I’ve always clung to the idea of church as a creative community because in my view spirituality is the most fundamentally creative activity we can engage in. In many important ways, spirituality is creativity and creativity is spirituality.

That’s not to say that I’m beholden to the industry of “creative ministries.” In fact, I’m often sceptical about that trend, because it sometimes reflects nothing more than an extension of our own ego; as if God is only an image of our own hopes and fears, projected into the world. Or, that God only exists out there to be discovered in our reaching and striving.

If spirituality is creativity, then it must be so before we act, not after. Which means it must be a condition we find ourselves in before we are aware of our condition (or creatureliness). In that sense I see it as our attempt to express an identity even before we have an awareness of the limitations that act upon our identity.

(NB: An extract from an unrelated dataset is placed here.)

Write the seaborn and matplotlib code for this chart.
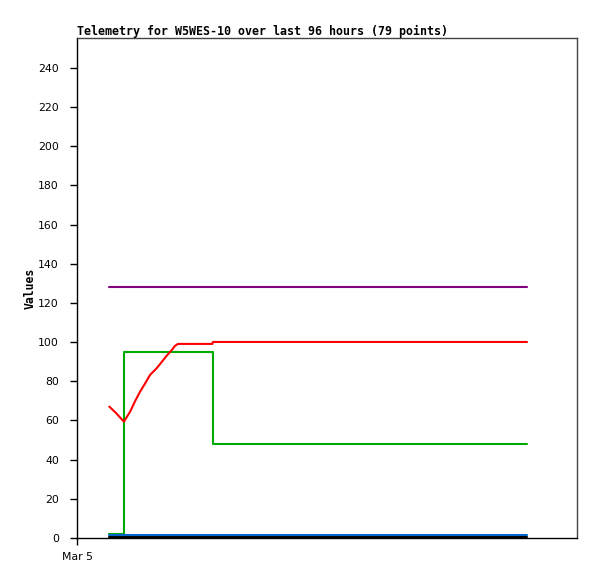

That isn’t so much an immature stance as a childlike one – not unlike the childlike wonder of those who can’t grasp why it’s not possible to learn from the best regardless of who they are, those who have not yet been conditioned to accept that in so many avenues of life politics trumps innovation.

Responses
Jason Clark 13 years ago

I think that article shows how creativity with all space for participation needs institutional boundaries, as you noted.

I think that has strong parallels for church. To often we want freedom for participation/creativity and no restraints and boundaries, and the result is usually…not much, except self creation, and ego mania, as you suggest.

In our reactions against the insitutions of church that crush creativity, we’ve missed something that Pixar and others have retained that we need for true creativity.

How Pixar foster institutional practices that enable creativity, that would be a great article, and helpful for church and practices.